"This week Sorrell said WPP has partnered with Google to introduce technology to monitor where ads are appearing, but did not give further details and admitted that 'you can't make things 100 percent brand safe.'"
So he doesn't want people to boycott Google because he has a financial interest in making sure people see the ads. Got it.
Glad you mentioned Monty Python being shaken down to start a channel whether they wanted one or not. Becoming an online cable was google's plan all along. Once the regular people built up the content, and generated enough eyeballs, google could show it had a robust ad network in place. But what the regular content creators like Paul Joseph Watson and PewDiePie don't understand is, they aren't needed any more. Google wants the big networks and big fish. PewDiePie has almost 54 million subscribers, true but the number of views he gets per video is inconsistent, and never anywhere near that number. Checking now I see as little as three million and as many s sixteen-- a far cry from his subscriber numbers.
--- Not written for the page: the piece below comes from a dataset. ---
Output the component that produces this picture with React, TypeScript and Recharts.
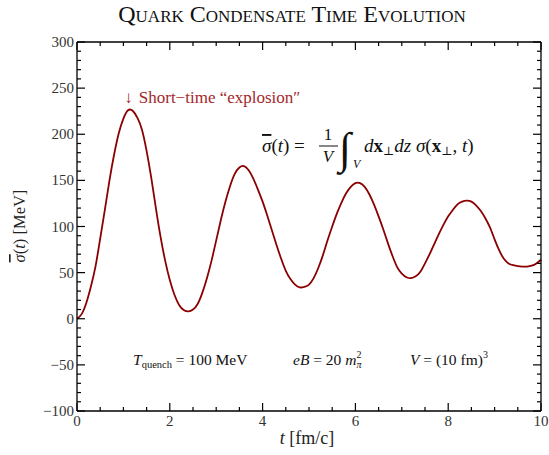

Perhaps this is a little bit of "What Google giveth, Google can taketh away," which to your point is all the more reason to dump them.
According to Charity Navigator, Feed My Starving Children has an overall scoring of 91% and in terms of transparency they are 100%. I'm sure if you look up their website you could contact them and see. Not to say the gas stations aren't lying about the donations but you could probably find out easily enough.
I don't applaud the intention of an ad any more than I hand out participation trophies to my daughter.
Audi's positive message backfired when people went to their website and saw nothing but men on their leadership board. A lot of women, and men didn't have get all the feelz, either.
The other side of this discussion is that these ads are nothing more than an agency or business (or both) deciding to pander. Brawny's contribution to STEM is nice, sure, but it's also a tax write-off at that. I know that sounds cynical but I also know of a cause marketing agency started by a famous and very rich person who happens to enjoy all of the tax write-offs that come with it. What I'm saying is "brand values," make for great copy and all the feelz are nice and all but when more and more brands are hopping on the same cause du jour bandwagon, it should be enough to make one pause. Just because they're saying what you want to hear, it doesn't mean they mean it. Which is why 84 Lumber made an immigrant ad for the Super Bowl despite the CEO of the company being a Trump supporter who believes the wall is a good idea. Business is business. Whatever it takes to sell you something. And if one of those issues end up offending enough people, then you see how fast the story changes.
This is exactly why Target is spending 20 million dollars on single occupancy gender neutral bathrooms "in a move meant to accommodate shoppers who have expressed concern about the retailers’ policy of allowing customers and employees to use the bathroom that corresponds to the gender they identify with." They polarized a great number of consumers with their new brand message. Add to that one or two arrests from people of other genders filming in the bathrooms, and their great PR move backfired. Once their stock took a massive hit, they're spending twenty million to solve the issue in all their stores.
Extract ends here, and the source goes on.